GIVEN DATA
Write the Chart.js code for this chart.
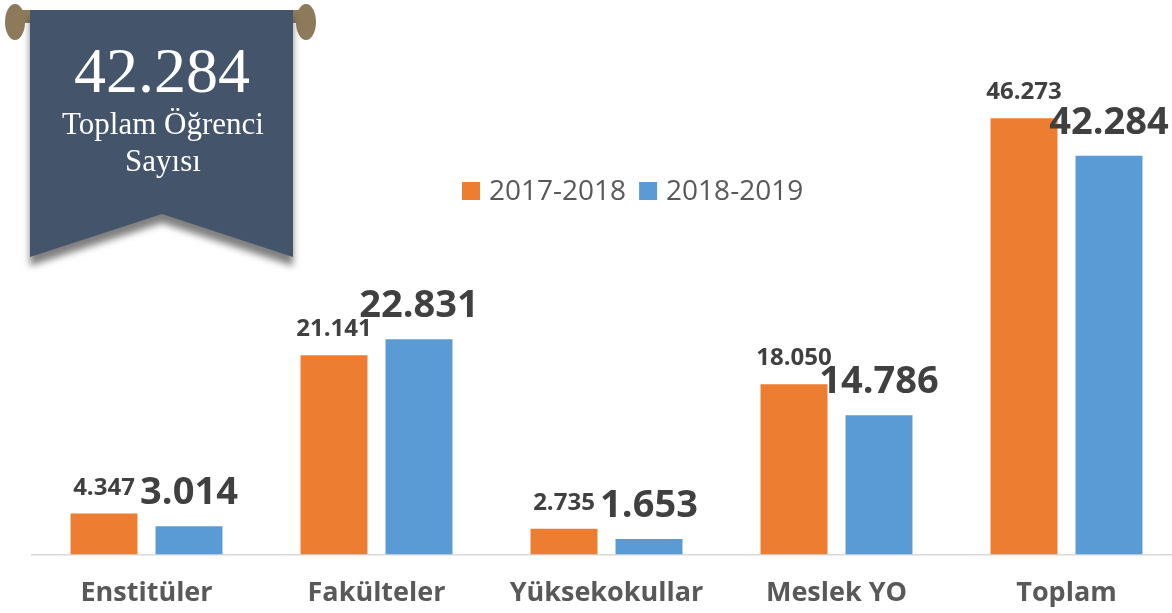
<!DOCTYPE html>
<html><head><meta charset="utf-8">
<script src="https://cdn.jsdelivr.net/npm/chart.js@4.4.0/dist/chart.umd.min.js"></script>
<style>
html,body{margin:0;padding:0;background:#fff;overflow:hidden;width:1172px;height:613px}
#wrap{position:absolute;left:0;top:0;width:1190px;height:613px}
</style></head><body>
<div id="wrap"><canvas id="c" width="1190" height="613"></canvas></div>
<script>
const categories = ['Enstitüler', 'Fakülteler', 'Yüksekokullar', 'Meslek YO', 'Toplam'];
const seriesNames = ['2017-2018', '2018-2019'];
const values2017 = [4347, 21141, 2735, 18050, 46273];
const values2018 = [3014, 22831, 1653, 14786, 42284];
const bannerLines = ['Toplam Öğrenci', 'Sayısı'];

const ORANGE = '#ED7D31', BLUE = '#5B9BD5';
function fmt(v){ return String(v).replace(/\B(?=(\d{3})+(?!\d))/g, '.'); }
const bannerValue = values2018[values2018.length - 1];

const bannerPlugin = {
  id: 'banner',
  afterDraw(chart){
    const ctx = chart.ctx;
    ctx.save();
    ctx.fillStyle = '#8C7A5B';
    ctx.fillRect(15, 10, 291, 13);
    ctx.beginPath(); ctx.ellipse(15, 22, 10, 18, 0, 0, Math.PI*2); ctx.fill();
    ctx.beginPath(); ctx.ellipse(306, 22, 10, 18, 0, 0, Math.PI*2); ctx.fill();
    ctx.shadowColor = 'rgba(0,0,0,0.5)';
    ctx.shadowBlur = 7;
    ctx.shadowOffsetY = 9;
    ctx.fillStyle = '#44546A';
    ctx.beginPath();
    ctx.moveTo(30, 10); ctx.lineTo(293, 10); ctx.lineTo(293, 257);
    ctx.lineTo(162, 214); ctx.lineTo(30, 257); ctx.closePath();
    ctx.fill();
    ctx.shadowColor = 'transparent';
    ctx.shadowBlur = 0; ctx.shadowOffsetY = 0;
    ctx.fillStyle = '#ffffff';
    ctx.textAlign = 'center';
    ctx.textBaseline = 'alphabetic';
    ctx.font = '64px "Liberation Serif"';
    ctx.fillText(fmt(bannerValue), 162, 92);
    ctx.font = '31px "Liberation Serif"';
    ctx.fillText(bannerLines[0], 163, 134);
    ctx.fillText(bannerLines[1], 163, 171);
    ctx.restore();
  }
};

const legendPlugin = {
  id: 'customLegend',
  afterDraw(chart){
    const ctx = chart.ctx;
    ctx.save();
    ctx.font = '28px "Open Sans"';
    ctx.textBaseline = 'middle';
    ctx.textAlign = 'left';
    let x = 462;
    const y = 191;
    chart.data.datasets.forEach(ds => {
      ctx.fillStyle = ds.backgroundColor;
      ctx.fillRect(x, y - 9, 18, 18);
      x += 27;
      ctx.fillStyle = '#595959';
      ctx.fillText(ds.label, x, y + 1);
      x += ctx.measureText(ds.label).width + 13;
    });
    ctx.restore();
  }
};

const labelPlugin = {
  id: 'barLabels',
  afterDatasetsDraw(chart){
    const ctx = chart.ctx;
    ctx.save();
    ctx.fillStyle = '#404040';
    ctx.textAlign = 'center';
    ctx.textBaseline = 'alphabetic';
    chart.data.datasets.forEach((ds, di) => {
      const meta = chart.getDatasetMeta(di);
      ctx.font = di === 0 ? 'bold 24px "Open Sans"' : 'bold 38px "Open Sans"';
      const off = di === 0 ? 19 : 22;
      meta.data.forEach((bar, i) => {
        ctx.fillText(fmt(ds.data[i]), bar.x, bar.y - off);
      });
    });
    ctx.restore();
  }
};

new Chart(document.getElementById('c'), {
  type: 'bar',
  data: {
    labels: categories,
    datasets: [
      { label: seriesNames[0], data: values2017, backgroundColor: ORANGE },
      { label: seriesNames[1], data: values2018, backgroundColor: BLUE }
    ]
  },
  options: {
    responsive: false,
    animation: false,
    devicePixelRatio: 1,
    layout: { padding: { left: 31.5, right: 8.5, top: 83, bottom: -20 } },
    datasets: { bar: { categoryPercentage: 0.739, barPercentage: 0.788 } },
    plugins: { legend: { display: false }, tooltip: { enabled: false } },
    scales: {
      y: { display: false, min: 0, max: 50000 },
      x: {
        grid: { display: false, drawTicks: false },
        border: { display: true, color: '#D9D9D9', width: 1.5 },
        ticks: { color: '#595959', padding: 23, font: { family: 'Open Sans', size: 27, weight: 'bold' } }
      }
    }
  },
  plugins: [labelPlugin, legendPlugin, bannerPlugin]
});
</script>
</body></html>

GOAL
Only the lines from the start of the material through the line containing "const bannerValue = values2018[values2018.length" should be transcribed. Pictures stay out.

SOLVED PROBLEM
Write the Chart.js code for this chart.
<!DOCTYPE html>
<html><head><meta charset="utf-8">
<script src="https://cdn.jsdelivr.net/npm/chart.js@4.4.0/dist/chart.umd.min.js"></script>
<style>
html,body{margin:0;padding:0;background:#fff;overflow:hidden;width:1172px;height:613px}
#wrap{position:absolute;left:0;top:0;width:1190px;height:613px}
</style></head><body>
<div id="wrap"><canvas id="c" width="1190" height="613"></canvas></div>
<script>
const categories = ['Enstitüler', 'Fakülteler', 'Yüksekokullar', 'Meslek YO', 'Toplam'];
const seriesNames = ['2017-2018', '2018-2019'];
const values2017 = [4347, 21141, 2735, 18050, 46273];
const values2018 = [3014, 22831, 1653, 14786, 42284];
const bannerLines = ['Toplam Öğrenci', 'Sayısı'];

const ORANGE = '#ED7D31', BLUE = '#5B9BD5';
function fmt(v){ return String(v).replace(/\B(?=(\d{3})+(?!\d))/g, '.'); }
const bannerValue = values2018[values2018.length - 1];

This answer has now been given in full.